The Obama administration did not keep an exact figure of DACA recipients who had orders of removal, Fresco said, but it’s understood that more than 1,000 DACA recipients fall in the category.

Trump campaigned hard against illegal immigration, promising to build a wall on the Mexican borter, increase deportations and eliminate the youth program.

He has since said he wants to “work something out” for the Dreamers, but he is still expected to cancel the program to send a message to supporters who feel Obama wrongly granted amnesty to hundreds of thousands of immigrants here illegally.

Democratic leaders say they’re ready to fight any effort to overturn Obama’s policies, take students work permits or increase deportations against hard working immigrants.

“We will not build a stupid wall,” Sen. Elizabeth Warren, D-Mass., said Saturday. “We will not tear millions of families apart. Not on our watch.”

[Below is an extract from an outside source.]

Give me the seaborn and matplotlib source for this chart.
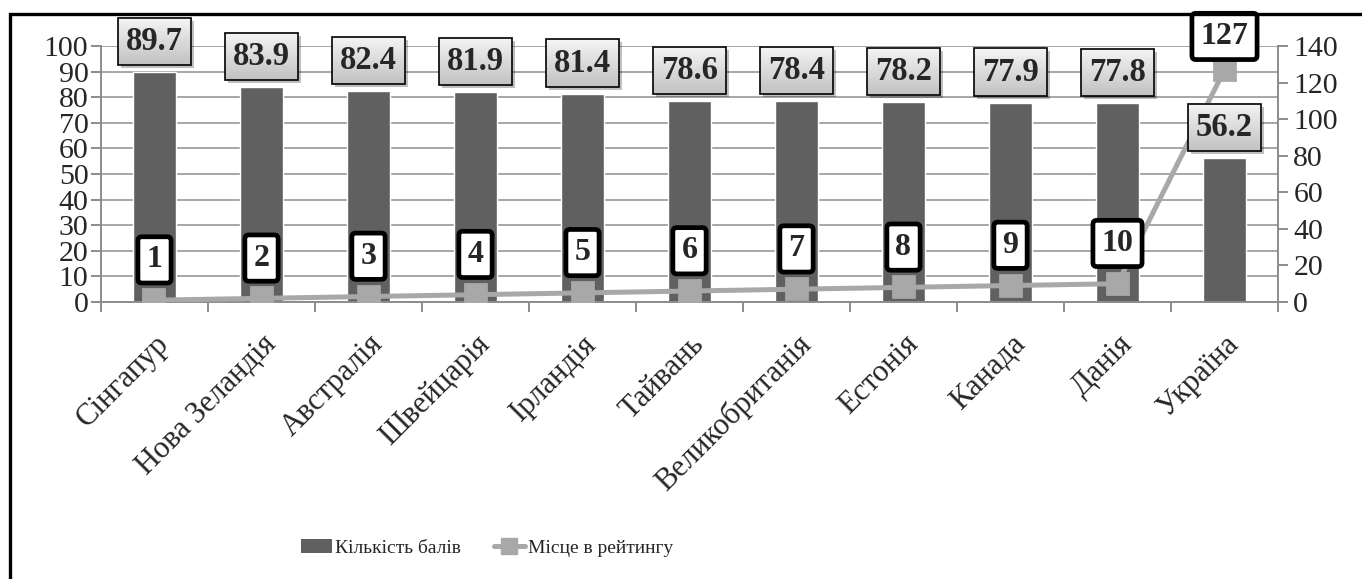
import numpy as np
import pandas as pd
import seaborn as sns
import matplotlib
matplotlib.use("Agg")
import matplotlib.pyplot as plt
from matplotlib.patches import Patch, Rectangle
from matplotlib.lines import Line2D
from matplotlib.image import BboxImage
from matplotlib.transforms import IdentityTransform, Bbox

countries = ["Сінгапур", "Нова Зеландія", "Австралія", "Швейцарія", "Ірландія",
             "Тайвань", "Великобританія", "Естонія", "Канада", "Данія", "Україна"]
scores = [89.7, 83.9, 82.4, 81.9, 81.4, 78.6, 78.4, 78.2, 77.9, 77.8, 56.2]
ranks = [1, 2, 3, 4, 5, 6, 7, 8, 9, 10, 127]
rank_labels = ["1", "2", "3", "4", "5", "6", "7", "8", "9", "10", "127"]

bar_color = "#606060"
line_color = "#a8a8a8"
axis_gray = "#8c8c8c"

sns.set_style("white")
plt.rcParams["font.family"] = "serif"
plt.rcParams["font.serif"] = ["Liberation Serif", "DejaVu Serif"]

df = pd.DataFrame({"country": countries, "score": scores, "rank": ranks})

fig = plt.figure(figsize=(13.62, 5.79), dpi=100)
ax = fig.add_axes([101 / 1362, 1 - 302 / 579, (1278 - 101) / 1362, (302 - 46) / 579])
ax2 = ax.twinx()

sns.barplot(data=df, x="country", y="score", color=bar_color, width=0.4,
            saturation=1, ax=ax, zorder=2)
sns.pointplot(data=df, x="country", y="rank", color=line_color, markers="s",
              markersize=14, linewidth=3.6, ax=ax2)

ax.set_ylim(0, 100)
ax2.set_ylim(0, 140)
ax.set_xlim(-0.5, len(countries) - 0.5)
ax.set_yticks(np.arange(0, 101, 10))
ax2.set_yticks(np.arange(0, 141, 20))
ax.set_xlabel("")
ax.set_ylabel("")
ax2.set_ylabel("")

ax.yaxis.grid(True, color="#a6a6a6", linewidth=1.4, zorder=0)
ax.set_axisbelow(True)
ax2.grid(False)

for a in (ax, ax2):
    for s in a.spines.values():
        s.set_visible(False)
ax.spines["left"].set_visible(True)
ax.spines["bottom"].set_visible(True)
ax2.spines["right"].set_visible(True)
for s in (ax.spines["left"], ax.spines["bottom"], ax2.spines["right"]):
    s.set_color(axis_gray)
    s.set_linewidth(1.4)

ax.tick_params(axis="y", which="major", direction="out", length=7, width=1.4,
               color=axis_gray, labelsize=21.5, pad=2, left=True)
ax2.tick_params(axis="y", which="major", direction="out", length=7, width=1.4,
                color=axis_gray, labelsize=21.5, pad=4, right=True)

# category labels at centres, tick marks at category boundaries
ax.set_xticks(np.arange(len(countries)))
ax.set_xticklabels(countries, rotation=45, ha="right", va="top",
                   rotation_mode="anchor", fontsize=22)
ax.set_xticks(np.arange(len(countries) + 1) - 0.5, minor=True)
ax.tick_params(axis="x", which="major", length=0, pad=20)
ax.tick_params(axis="x", which="minor", direction="out", length=7, width=1.4,
               color=axis_gray, bottom=True)
ax2.tick_params(axis="x", which="both", length=0)

# value labels above bars (frame only, gradient fill added below)
value_texts = []
for i, v in enumerate(scores):
    t = ax2.annotate(f"{v:.1f}", xy=(i, v), xycoords=ax.transData,
                     xytext=(0, 22), textcoords="offset points",
                     ha="center", va="center", fontsize=23.5, fontweight="bold",
                     zorder=6,
                     bbox=dict(boxstyle="square,pad=0.25", facecolor="none",
                               edgecolor="black", linewidth=1.2))
    value_texts.append(t)

# rank labels above markers (kept inside the chart frame at the top)
for i, (r, lab) in enumerate(zip(ranks, rank_labels)):
    off = 29 if r < 100 else 24
    ax2.annotate(lab, xy=(i, r), xycoords="data",
                 xytext=(0, off), textcoords="offset points",
                 ha="center", va="center", fontsize=23, fontweight="bold",
                 zorder=7,
                 bbox=dict(boxstyle="round,pad=0.27,rounding_size=0.12",
                           facecolor="white", edgecolor="black", linewidth=3.4))

handles = [Patch(facecolor=bar_color, edgecolor="none"),
           Line2D([0], [0], color=line_color, lw=3.6, marker="s", markersize=12)]
fig.legend(handles, ["Кількість балів", "Місце в рейтингу"], loc="center",
           bbox_to_anchor=(487 / 1362, 1 - 548 / 579), ncol=2, frameon=False,
           fontsize=14, handlelength=1.6, handletextpad=0.15, columnspacing=1.7)

# outer chart border (left and top edges visible)
fig.patches.append(Rectangle((9.5 / 1362, -0.1), 1.2, 1.1 - 14.5 / 579,
                             transform=fig.transFigure, fill=False,
                             edgecolor="black", linewidth=2.4, zorder=10))

# gradient fill + soft shadow behind the value label frames
fig.canvas.draw()
renderer = fig.canvas.get_renderer()
grad = np.linspace(0.96, 0.76, 64).reshape(-1, 1)
grad = np.repeat(grad[:, :, None], 3, axis=2)
for t in value_texts:
    bb = t.get_bbox_patch().get_window_extent(renderer)
    sh = Rectangle((bb.x0 + 3, bb.y0 - 3), bb.width, bb.height, transform=IdentityTransform(),
                   facecolor="black", alpha=0.25, edgecolor="none", zorder=5.4, clip_on=False)
    ax2.add_artist(sh)
    img = BboxImage(Bbox.from_extents(bb.x0, bb.y0, bb.x1, bb.y1), interpolation="bilinear",
                    zorder=5.5)
    img.set_data(grad)
    img.set_clip_on(False)
    ax2.add_artist(img)

fig.savefig("out.png", dpi=100)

Not only Democrats want to protect the DACA students. Sen. Lindsey Graham, R-S.C., has joined Sen. Dick Durbin, D-Ill, in legislation that would provide DACA recipients three years of deportation protection and work permits. Graham and Durbin were members of the bipartisan group of senators who wrote immigration legislation that included a citizenship opportunity for millions of people in the United States illegally.

Graham called the DACA program unconstitutional and said Trump would be right to repeal it, but added that his proposed legislation is needed to give Congress time to seek a permanent solution.

“I do not believe we should pull the rug out and push these young men and women – who came out of the shadows and registered with the federal government – back into the darkness,” Graham said in a statement.

Congressional staffers expect Trump to either invalidate the deferred action program or allow existing work permits to expire as Republican leaders such as Newt Gingrich have suggested.